Writer / Artist
Flake graphic novel review
  • UK publisher / ISBN: Jonathan Cape - 978-1-7873-3058-0
  • Release date: 2020
  • UPC: 9781787330580
  • Contains adult content?: no
  • Does this pass the Bechdel test?: no
  • Positive minority portrayal?: no
  • CATEGORIES: Humour, Slice of Life

When his father died Howard Grayling inherited his ice cream van and his business in a small coastal town in Northern England. In the years since Howard’s not been greatly motivated, and he’s conflicted about his father who was serially unfaithful to his mother, one result being his half brother Tony Augustus who controls the ice cream van patches throughout the remainder of Dobbiston. Howard’s happy enough as long he retains the patch Captain Cone has sold on for years. Tony, though, is more ambitious.
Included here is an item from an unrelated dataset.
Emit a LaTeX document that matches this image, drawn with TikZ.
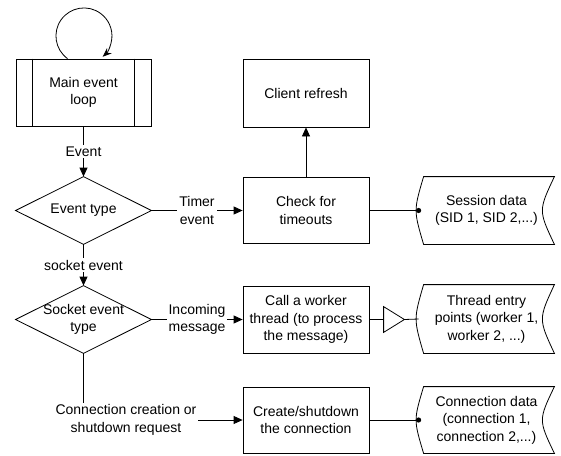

Matthew Dooley’s first graphic novel is influenced by the work of Chris Ware, with similar storytelling quirks and artistic approach, but he delivers originality by applying that method to a perfectly pitched comedy drama shot through with British sensibilities. Flake couldn’t be transferred from its locality and retain the confident charm because the feeling of a small English town is integral to the atmosphere. As noted in one of the appealing diversions Dooley takes, Dobbiston was once more prosperous and recognised, but is now decaying and decrepit, and even its legends are easily disproved. It reflects Howard’s contradictory feelings about his father and half-brother. He’s a gentle soul, prone to melancholy and not one to anticipate problems and see them off at the pass. There’s an obvious comparison to be made with Alan Bennett’s quiet stories reflecting human foibles, but Dooley isn’t quite at Bennett’s sharp, observational level.

That’s not to say there aren’t subtle touches, such as Howard not correcting his wife’s assumption that the Alex he’s been seeing is a young woman. Their relationship is entirely platonic, but Howard’s silence speaks. In other places, though, opportunities are missed, with Jenny Grayling a little nondescript, and Howard’s mate Jasper sometimes working well as a single-minded, irascible comedy archetype, and sometimes too brittle.

Charm, though, carries Flake a long way, with a thin demarcation line between sadness and laughter, and the easily understood and decent Howard sympathetic, someone you’ll want to beat the odds despite being fundamentally unsuited for conflict. It supplies a likeable and confident first outing, and hope for more to come.